◆ **Goal of the exercise**: In the lines below, output everything from the first line through the line containing "color=zone_a, linewidth=0, zorder=1)" exactly as it is. Pictures are not part of the output.

(Plotting code records)
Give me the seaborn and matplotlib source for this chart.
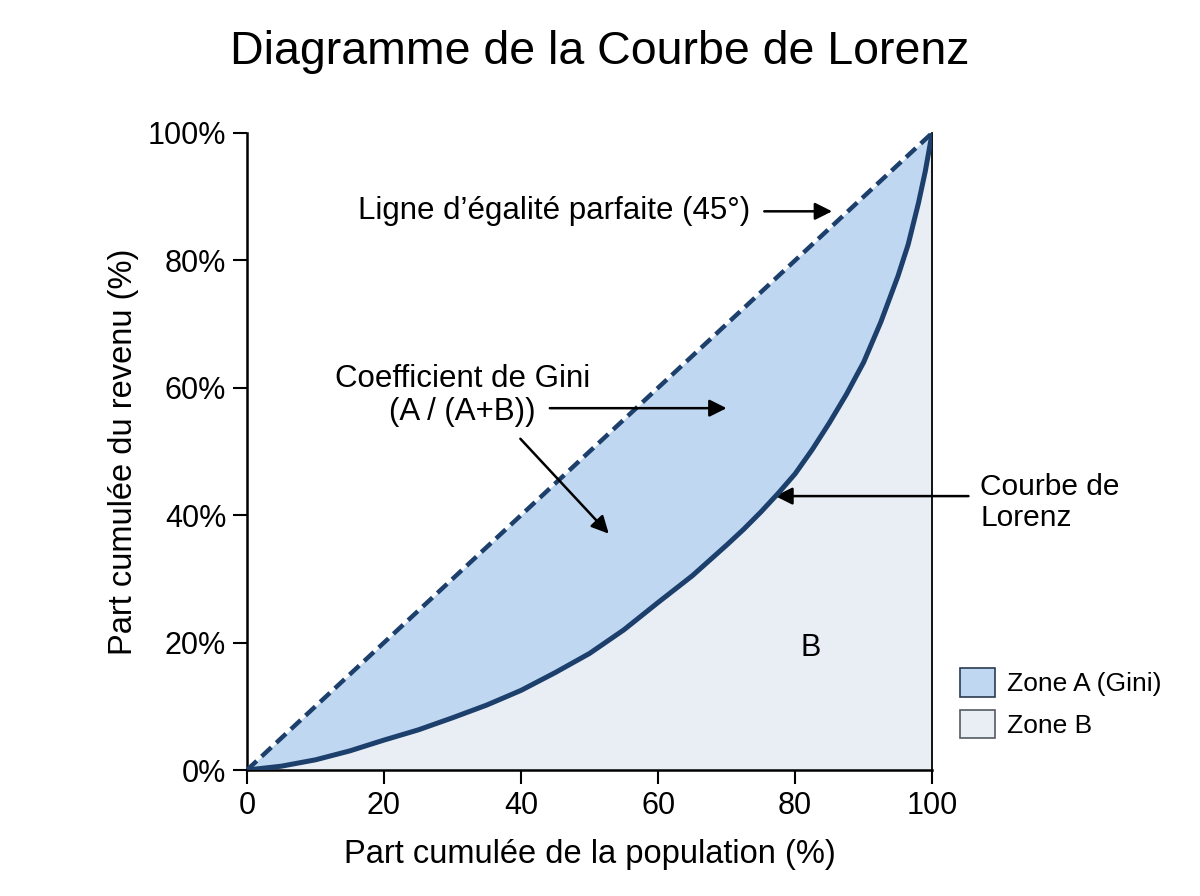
import matplotlib
matplotlib.use("Agg")
import matplotlib.pyplot as plt
from matplotlib.patches import Patch
import seaborn as sns
import pandas as pd

# values
population = [0, 5, 10, 15, 20, 25, 30, 35, 40, 45, 50, 55, 60, 65, 70, 72.5, 75, 77.5,
              80, 82.5, 85, 87.5, 90, 92.5, 95, 96.5, 98, 99, 100]
income = [0, 0.6, 1.6, 3.0, 4.7, 6.3, 8.2, 10.2, 12.5, 15.3, 18.3, 22.0, 26.3, 30.5, 35.3, 37.8, 40.5, 43.4,
          46.5, 50.3, 54.5, 59.0, 64.0, 70.3, 77.5, 82.5, 89.0, 94.0, 100]
equality = population
yticks = [0, 20, 40, 60, 80, 100]
xticks = [0, 20, 40, 60, 80, 100]
legend_labels = ["Zone A (Gini)", "Zone B"]

navy = "#1c3f6c"
zone_a = "#bfd7f1"
zone_b = "#e9eef5"

sns.set_theme(style="white")
plt.rcParams["font.family"] = ["Liberation Sans", "DejaVu Sans"]
plt.rcParams["text.color"] = "black"
plt.rcParams["axes.labelcolor"] = "black"

df = pd.DataFrame({"population": population, "income": income, "equality": equality})

fig = plt.figure(figsize=(12, 8.96), dpi=100)
ax = fig.add_axes([0.2058, 0.1406, 0.571, 0.711])

ax.fill_between(df["population"], 0, df["income"], color=zone_b, linewidth=0, zorder=1)
ax.fill_between(df["population"], df["income"], df["equality"], color=zone_a, linewidth=0, zorder=1)

sns.lineplot(data=df, x="population", y="equality", ax=ax, color=navy,
             linewidth=3.2, linestyle=(0, (3.0, 1.5)), zorder=3)
sns.lineplot(data=df, x="population", y="income", ax=ax, color=navy,
             linewidth=3.6, zorder=4, solid_joinstyle="round", solid_capstyle="round")

ax.set_xlim(0, 100)
ax.set_ylim(0, 100)
ax.set_xticks(xticks)
ax.set_yticks(yticks)
ax.set_xticklabels([str(t) for t in xticks])
ax.set_yticklabels([f"{t}%" for t in yticks])
ax.tick_params(axis="both", which="both", direction="out", length=10, width=1.5,
               colors="black", labelsize=22, bottom=True, left=True, pad=5)
ax.spines["top"].set_visible(False)
for side in ["left", "bottom"]:
    ax.spines[side].set_color("black")
    ax.spines[side].set_linewidth(1.8)
ax.spines["right"].set_color("black")
ax.spines["right"].set_linewidth(1.3)

ax.set_xlabel("Part cumulée de la population (%)", fontsize=23.5, labelpad=13)
ax.set_ylabel("Part cumulée du revenu (%)", fontsize=23.5, labelpad=6)
fig.suptitle("Diagramme de la Courbe de Lorenz", fontsize=33.5, y=0.967)

arrow = dict(arrowstyle="-|>", color="black", lw=1.8, mutation_scale=26, shrinkA=0, shrinkB=0)

ax.text(73.5, 87.7, "Ligne d’égalité parfaite (45°)", fontsize=22.5, ha="right", va="center")
ax.annotate("", xy=(85.4, 87.7), xytext=(75.5, 87.7), arrowprops=arrow)

ax.text(31.5, 58.8, "Coefficient de Gini\n(A / (A+B))", fontsize=22.5, ha="center", va="center",
        linespacing=1.1)
ax.annotate("", xy=(70.0, 56.8), xytext=(44.2, 56.8), arrowprops=arrow)
ax.annotate("", xy=(52.8, 37.1), xytext=(39.9, 52.0), arrowprops=arrow)

ax.text(107.0, 42.0, "Courbe de\nLorenz", fontsize=21.5, ha="left", va="center",
        linespacing=1.1, clip_on=False)
ax.annotate("", xy=(77.1, 43.0), xytext=(105.3, 43.0), arrowprops=arrow,
            annotation_clip=False)

ax.text(82.2, 19.1, "B", fontsize=22, ha="center", va="center")

handles = [Patch(facecolor=zone_a, edgecolor="#2b3b4f", linewidth=1.2),
           Patch(facecolor=zone_b, edgecolor="#555b63", linewidth=1.2)]
fig.legend(handles, legend_labels, loc="upper left", bbox_to_anchor=(0.7915, 0.2665),
           frameon=False, fontsize=19, handlelength=1.3, handleheight=1.3,
           handletextpad=0.45, labelspacing=0.5, borderaxespad=0)

fig.savefig("out.png", dpi=100)
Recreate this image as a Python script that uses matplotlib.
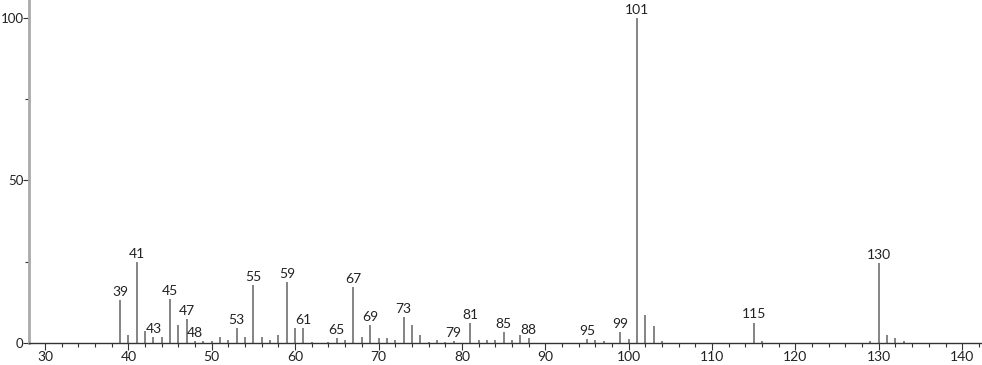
import matplotlib
matplotlib.use("Agg")
import matplotlib.pyplot as plt
from matplotlib.ticker import MultipleLocator

# mass spectrum peaks (m/z, relative abundance)
mz = [39, 40, 41, 42, 43, 44, 45, 46, 47, 48, 49, 50, 51, 52, 53, 54, 55,
      56, 57, 58, 59, 60, 61, 62, 64, 65, 66, 67, 68, 69, 70, 71, 72, 73,
      74, 75, 76, 77, 78, 79, 81, 82, 83, 84, 85, 86, 87, 88, 95, 96, 97,
      99, 100, 101, 102, 103, 104, 115, 116, 129, 130, 131, 132, 133]
abundance = [13.2, 2.5, 25.0, 3.8, 1.9, 1.9, 13.4, 5.4, 7.4, 0.6, 0.5, 0.7,
             1.7, 0.9, 4.5, 1.7, 17.7, 1.9, 0.9, 2.5, 18.8, 4.5, 4.5, 0.3,
             0.3, 1.4, 0.9, 17.1, 1.7, 5.5, 1.4, 1.4, 0.8, 8.1, 5.5, 2.5,
             0.3, 0.8, 0.3, 0.5, 6.1, 0.9, 0.9, 0.9, 3.4, 0.9, 2.5, 1.6,
             1.2, 0.9, 0.6, 3.4, 1.2, 100.0, 8.6, 5.2, 0.6, 6.3, 0.6, 0.6,
             24.5, 2.5, 1.6, 0.6]
labeled = [39, 41, 43, 45, 47, 48, 53, 55, 59, 61, 65, 67, 69, 73, 79, 81,
           85, 88, 95, 99, 101, 115, 130]
xticks = [30, 40, 50, 60, 70, 80, 90, 100, 110, 120, 130, 140]
yticks = [0, 50, 100]

plt.rcParams['font.family'] = ['Lato', 'DejaVu Sans']

fig = plt.figure(figsize=(9.82, 3.65), dpi=100)
ax = fig.add_axes([0.0295, 0.0603, 0.969, 0.9397])

ax.vlines(mz, 0, abundance, color='#707070', linewidth=1.2)

for m, a in zip(mz, abundance):
    if m in labeled:
        ax.annotate(str(m), (m, a), xytext=(0, 1.5), textcoords='offset points',
                    ha='center', va='bottom', fontsize=10, color='#222222')

ax.set_xlim(28.08, 142.2)
ax.set_ylim(0, 105.5)
ax.set_xticks(xticks)
ax.set_yticks(yticks)
ax.xaxis.set_minor_locator(MultipleLocator(2))
ax.yaxis.set_minor_locator(MultipleLocator(25))

ax.tick_params(axis='x', which='major', length=5, width=0.8, color='#333333',
               labelsize=10, pad=1, labelcolor='#222222')
ax.tick_params(axis='x', which='minor', length=3, width=0.8, color='#333333')
ax.tick_params(axis='y', which='major', length=4, width=0.8, color='#333333',
               labelsize=9.5, pad=0, labelcolor='#222222')
ax.tick_params(axis='y', which='minor', length=3, width=0.8, color='#333333')

ax.spines['top'].set_visible(False)
ax.spines['right'].set_visible(False)
ax.spines['left'].set_color('#aaaaaa')
ax.spines['left'].set_linewidth(2)
ax.spines['bottom'].set_color('#333333')
ax.spines['bottom'].set_linewidth(1)

fig.savefig('out.png', dpi=100)
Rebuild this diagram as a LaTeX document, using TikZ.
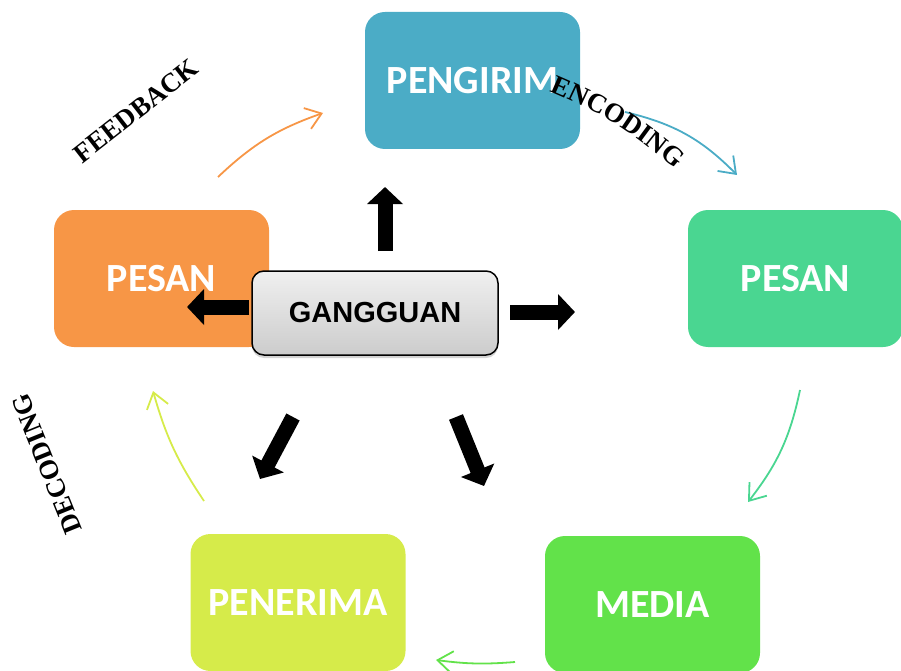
\documentclass[tikz,border=0pt]{standalone}
\usepackage{fontspec}
\setmainfont{Liberation Serif}
\newfontfamily\boxfont{Carlito}
\newfontfamily\gfont{Liberation Sans}
\usetikzlibrary{arrows.meta,decorations.text,shadows}
\definecolor{cblue}{HTML}{4BACC6}
\definecolor{cteal}{HTML}{4AD691}
\definecolor{cgreen}{HTML}{62E24A}
\definecolor{cyell}{HTML}{D6EB4A}
\definecolor{corange}{HTML}{F79646}
\newcommand\labfont{\fontsize{27pt}{27pt}\selectfont\bfseries}
\tikzset{
  stagebox/.style={rectangle, rounded corners=20pt, minimum width=215pt, minimum height=137pt,
    inner sep=0pt, text=white, font=\boxfont\fontsize{40pt}{40pt}\selectfont\bfseries},
  noisebox/.style={rectangle, rounded corners=12pt, minimum width=246pt, minimum height=84pt,
    draw=black, line width=1.5pt, top color=gray!12, bottom color=gray!40,
    drop shadow={shadow xshift=0pt, shadow yshift=-3pt, opacity=0.35},
    font=\gfont\fontsize{29pt}{29pt}\selectfont\bfseries},
  flow/.style={line width=1.8pt, -{Straight Barb[length=15pt,width=22pt]}},
  blk/.style={line width=15pt, black, -{Triangle[length=17pt,width=35pt]}},
  lab/.style={font=\labfont, inner sep=0pt}
}
\begin{document}
\begin{tikzpicture}[x=1pt,y=1pt]
\useasboundingbox (0,0) rectangle (901,-671);
% stage boxes
\node[stagebox, fill=cblue] (peng) at (472.5,-80.5) {PENGIRIM};
\node[stagebox, fill=cteal] (pesr) at (795.5,-278.5) {PESAN};
\node[stagebox, fill=cgreen] (media) at (652.5,-604.5) {MEDIA};
\node[stagebox, fill=cyell] (pener) at (298,-602.5) {PENERIMA};
\node[stagebox, fill=corange] (pesl) at (161.5,-278.5) {PESAN};
% noise box
\node[noisebox] (gang) at (375,-313) {GANGGUAN};
% curved flow arrows
\coordinate (o1) at (218,-177); \coordinate (o2) at (323,-113);
\coordinate (b1) at (625,-112); \coordinate (b2) at (737,-175);
\coordinate (t1) at (800,-390); \coordinate (t2) at (748,-502);
\coordinate (g1) at (515,-662); \coordinate (g2) at (436,-660);
\coordinate (y1) at (204,-501); \coordinate (y2) at (153,-391);
\draw[flow, corange] (o1) to[bend left=12] (o2);
\draw[flow, cblue] (b1) to[bend left=16] (b2);
\draw[flow, cteal] (t1) to[bend left=13] (t2);
\draw[flow, cgreen] (g1) to[bend left=6] (g2);
\draw[flow, cyell] (y1) to[bend left=9] (y2);
% block arrows from GANGGUAN
\coordinate (u1) at (385,-251); \coordinate (u2) at (385,-187);
\coordinate (r1) at (510,-312); \coordinate (r2) at (575,-312);
\coordinate (l1) at (249,-307); \coordinate (l2) at (187,-307);
\coordinate (dl1) at (293,-417); \coordinate (dl2) at (260,-479);
\coordinate (dr1) at (456,-417); \coordinate (dr2) at (484,-486);
\draw[blk] (u1) -- (u2);
\draw[blk] (r1) -- (r2);
\draw[blk] (l1) -- (l2);
\draw[blk] (dl1) -- (dl2);
\draw[blk] (dr1) -- (dr2);
% labels
\node[lab, rotate=38] (fb) at (136,-111) {FEEDBACK};
\node[lab, rotate=112] (dec) at (47,-464) {DECODING};
\coordinate (e1) at (549,-91); \coordinate (e2) at (676,-170);
\path[decorate, decoration={text along path, text align=center,
  text={|\labfont|ENCODING}}] (e1) to[bend left=9] (e2);
\end{tikzpicture}
\end{document}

◆ **Result of the task**:
Give me the seaborn and matplotlib source for this chart.
import matplotlib
matplotlib.use("Agg")
import matplotlib.pyplot as plt
from matplotlib.patches import Patch
import seaborn as sns
import pandas as pd

# values
population = [0, 5, 10, 15, 20, 25, 30, 35, 40, 45, 50, 55, 60, 65, 70, 72.5, 75, 77.5,
              80, 82.5, 85, 87.5, 90, 92.5, 95, 96.5, 98, 99, 100]
income = [0, 0.6, 1.6, 3.0, 4.7, 6.3, 8.2, 10.2, 12.5, 15.3, 18.3, 22.0, 26.3, 30.5, 35.3, 37.8, 40.5, 43.4,
          46.5, 50.3, 54.5, 59.0, 64.0, 70.3, 77.5, 82.5, 89.0, 94.0, 100]
equality = population
yticks = [0, 20, 40, 60, 80, 100]
xticks = [0, 20, 40, 60, 80, 100]
legend_labels = ["Zone A (Gini)", "Zone B"]

navy = "#1c3f6c"
zone_a = "#bfd7f1"
zone_b = "#e9eef5"

sns.set_theme(style="white")
plt.rcParams["font.family"] = ["Liberation Sans", "DejaVu Sans"]
plt.rcParams["text.color"] = "black"
plt.rcParams["axes.labelcolor"] = "black"

df = pd.DataFrame({"population": population, "income": income, "equality": equality})

fig = plt.figure(figsize=(12, 8.96), dpi=100)
ax = fig.add_axes([0.2058, 0.1406, 0.571, 0.711])

ax.fill_between(df["population"], 0, df["income"], color=zone_b, linewidth=0, zorder=1)
ax.fill_between(df["population"], df["income"], df["equality"], color=zone_a, linewidth=0, zorder=1)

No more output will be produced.